In England, allegations of spot-fixing were made against Essex bowler Mervyn Westfield, after he bowled poorly in a Pro40 match against Durham in September 2009. Westfield later pleaded guilty to accepting money for spot-fixing in the match, specifically that he attempted to concede twelve runs from his first over (although he conceded only ten); he was banned for five years and his Essex team-mate and former Pakistan Test bowler Danish Kaneria received a life ban after he was found to have orchestrated the fix.

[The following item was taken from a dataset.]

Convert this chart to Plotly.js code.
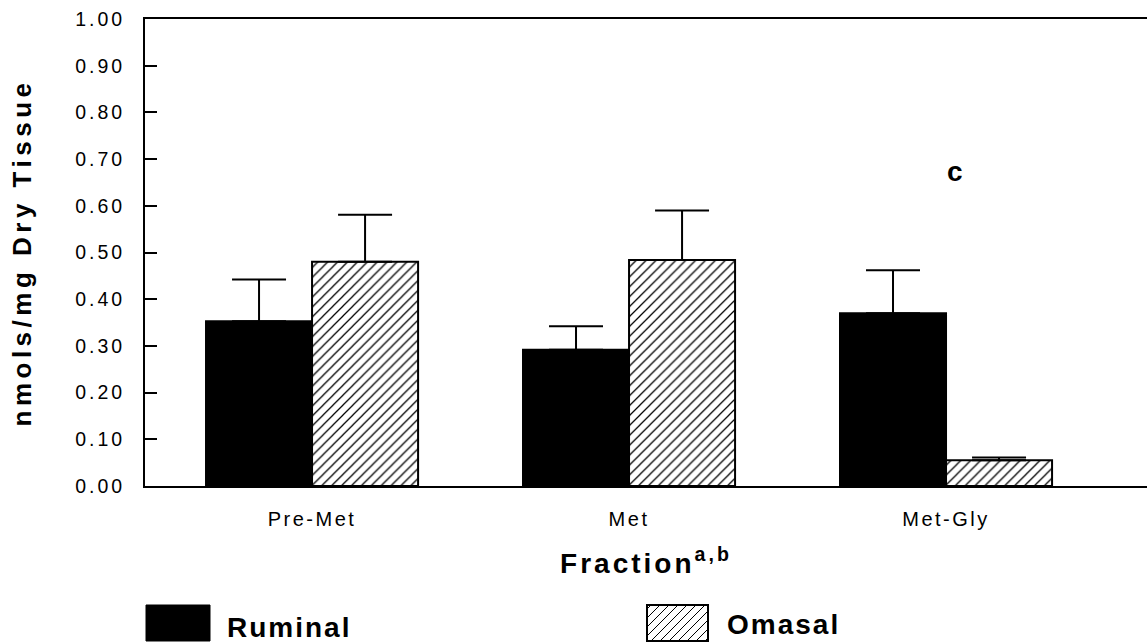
<!DOCTYPE html>
<html>
<head>
<meta charset="utf-8">
<script src="https://cdn.plot.ly/plotly-3.0.1.min.js"></script>
<style>
  html, body { margin: 0; padding: 0; background: #ffffff; }
  #chart { width: 1147px; height: 644px; }
  g.ytick text { letter-spacing: 3px; }
  g.xtick text { letter-spacing: 2.5px; }
  text.ytitle { letter-spacing: 4.5px; }
  text.xtitle { letter-spacing: 3px; }
  g.annotation text { letter-spacing: 2px; }
</style>
</head>
<body>
<div id="chart"></div>
<script>
// ---- data ----
const categories = ["Pre-Met", "Met", "Met-Gly"];
const seriesNames = ["Ruminal", "Omasal"];
const ruminalValues = [0.353, 0.292, 0.370];
const ruminalErrors = [0.089, 0.050, 0.092];
const omasalValues = [0.480, 0.484, 0.055];
const omasalErrors = [0.101, 0.106, 0.006];
const yTickValues = [0, 0.1, 0.2, 0.3, 0.4, 0.5, 0.6, 0.7, 0.8, 0.9, 1.0];
const significanceLabel = { category: "Met-Gly", value: 0.673, text: "c" };
const yTitle = "nmols/mg Dry Tissue";
const xTitle = "Fraction<sup>a,b</sup>";

const FONT = "Liberation Sans, Arial, Helvetica, sans-serif";
const zeros = categories.map(() => 0);

const traces = [
  {
    type: "bar", name: seriesNames[0], x: categories, y: ruminalValues,
    marker: { color: "#000000", line: { color: "#000000", width: 2 } },
    error_y: { type: "data", symmetric: false, array: ruminalErrors, arrayminus: zeros,
               color: "#000000", thickness: 2, width: 27 },
    showlegend: false, hoverinfo: "skip"
  },
  {
    type: "bar", name: seriesNames[1], x: categories, y: omasalValues,
    marker: { color: "#ffffff", line: { color: "#000000", width: 2 },
              pattern: { shape: "/", size: 7, solidity: 0.18, fgcolor: "#000000",
                         bgcolor: "#ffffff", fillmode: "replace" } },
    error_y: { type: "data", symmetric: false, array: omasalErrors, arrayminus: zeros,
               color: "#000000", thickness: 2, width: 27 },
    showlegend: false, hoverinfo: "skip"
  }
];

// ---- custom legend (large swatches as in the reference) ----
const W = 1147, H = 644, ML = 145, MR = 0, MT = 19, MB = 158;
const PW = W - ML - MR, PH = H - MT - MB;
const px2x = p => (p - ML) / PW;
const py2y = p => (H - MB - p) / PH;

const shapes = [];
const annotations = [];

// Ruminal swatch: solid black box
shapes.push({ type: "rect", xref: "paper", yref: "paper",
  x0: px2x(146), x1: px2x(210), y0: py2y(641), y1: py2y(605),
  fillcolor: "#000000", line: { color: "#000000", width: 1 } });
// Omasal swatch: outlined box with diagonal hatching
const sx = px2x(647), sy = py2y(641), sw = 61, sh = 36, step = 9;
shapes.push({ type: "rect", xref: "paper", yref: "paper",
  xsizemode: "pixel", ysizemode: "pixel", xanchor: sx, yanchor: sy,
  x0: 0, x1: sw, y0: 0, y1: sh, fillcolor: "#ffffff",
  line: { color: "#000000", width: 2 } });
for (let c = -sh + 4; c < sw; c += step) {
  const xa = Math.max(0, c), xb = Math.min(sw, c + sh);
  if (xb - xa < 2) continue;
  shapes.push({ type: "line", xref: "paper", yref: "paper",
    xsizemode: "pixel", ysizemode: "pixel", xanchor: sx, yanchor: sy,
    x0: xa, y0: xa - c, x1: xb, y1: xb - c,
    line: { color: "#000000", width: 1 } });
}
annotations.push({ xref: "paper", yref: "paper", x: px2x(232), y: py2y(627),
  xanchor: "left", yanchor: "middle", showarrow: false, text: seriesNames[0],
  font: { family: FONT, size: 28, color: "#000000", weight: "bold" } });
annotations.push({ xref: "paper", yref: "paper", x: px2x(731), y: py2y(624),
  xanchor: "left", yanchor: "middle", showarrow: false, text: seriesNames[1],
  font: { family: FONT, size: 28, color: "#000000", weight: "bold" } });
// significance letter
annotations.push({ xref: "x", yref: "y", x: significanceLabel.category, y: significanceLabel.value,
  xshift: 10, showarrow: false, text: significanceLabel.text,
  font: { family: FONT, size: 28, color: "#000000", weight: "bold" } });

const layout = {
  width: W, height: H,
  margin: { l: ML, r: MR, t: MT, b: MB, pad: 0 },
  paper_bgcolor: "#ffffff", plot_bgcolor: "#ffffff",
  font: { family: FONT, color: "#000000" },
  barmode: "group", bargap: 0.331, bargroupgap: 0,
  xaxis: {
    type: "category", range: [-0.527, 2.634], autorange: false,
    showline: true, linecolor: "#000000", linewidth: 2, mirror: true,
    showgrid: false, zeroline: false, ticks: "",
    tickfont: { family: FONT, size: 20, color: "#000000" },
    ticklabelstandoff: 14,
    title: { text: xTitle, standoff: 24,
             font: { family: FONT, size: 28, color: "#000000", weight: "bold" } },
    automargin: false, fixedrange: true
  },
  yaxis: {
    range: [0, 1.0], autorange: false,
    showline: true, linecolor: "#000000", linewidth: 2, mirror: false,
    showgrid: false, zeroline: false,
    tickmode: "array", tickvals: yTickValues,
    tickformat: ".2f",
    ticks: "inside", ticklen: 12, tickwidth: 2, tickcolor: "#000000",
    tickfont: { family: FONT, size: 19.5, color: "#000000" },
    ticklabelstandoff: 14,
    title: { text: yTitle, standoff: 36,
             font: { family: FONT, size: 26, color: "#000000", weight: "bold" } },
    automargin: false, fixedrange: true
  },
  shapes: shapes,
  annotations: annotations,
  showlegend: false
};

Plotly.newPlot("chart", traces, layout, { staticPlot: true, displayModeBar: false });
</script>
</body>
</html>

The advent of Twenty20 cricket is said to have made spot-fixing more difficult to detect in cricket, because the faster and more variable nature of the game makes anomalies related to spot-fixing less visible.

===Rugby league===
Australian rugby league player Ryan Tandy was found guilty of spot-fixing during a 2010 National Rugby League season match between North Queensland Cowboys and Canterbury-Bankstown Bulldogs. Tandy, playing for Canterbury-Bankstown, was involved in spot-fixing the first score of the match to be a North Queensland penalty goal. Observers noted that there had been an unusually high proportion of bets taken on the penalty goal option for the game. Then, in the opening minutes of the game, Tandy was found to have deliberately conceded a knock-on from the match's kick-off and then a penalty for slowing down the play-the-ball in the Cowboys' first attacking set in front of the goalposts, giving North Queensland a chance to kick an easy penalty goal. As it happened, the spot-fixing attempt was unsuccessful, as North Queensland passed up its penalty goal opportunity and scored a try instead. In 2011, Tandy was found guilty of attempting to dishonestly obtain a financial advantage on 6 October 2011, and he received a six-month correction order from the courts and a life ban from rugby league.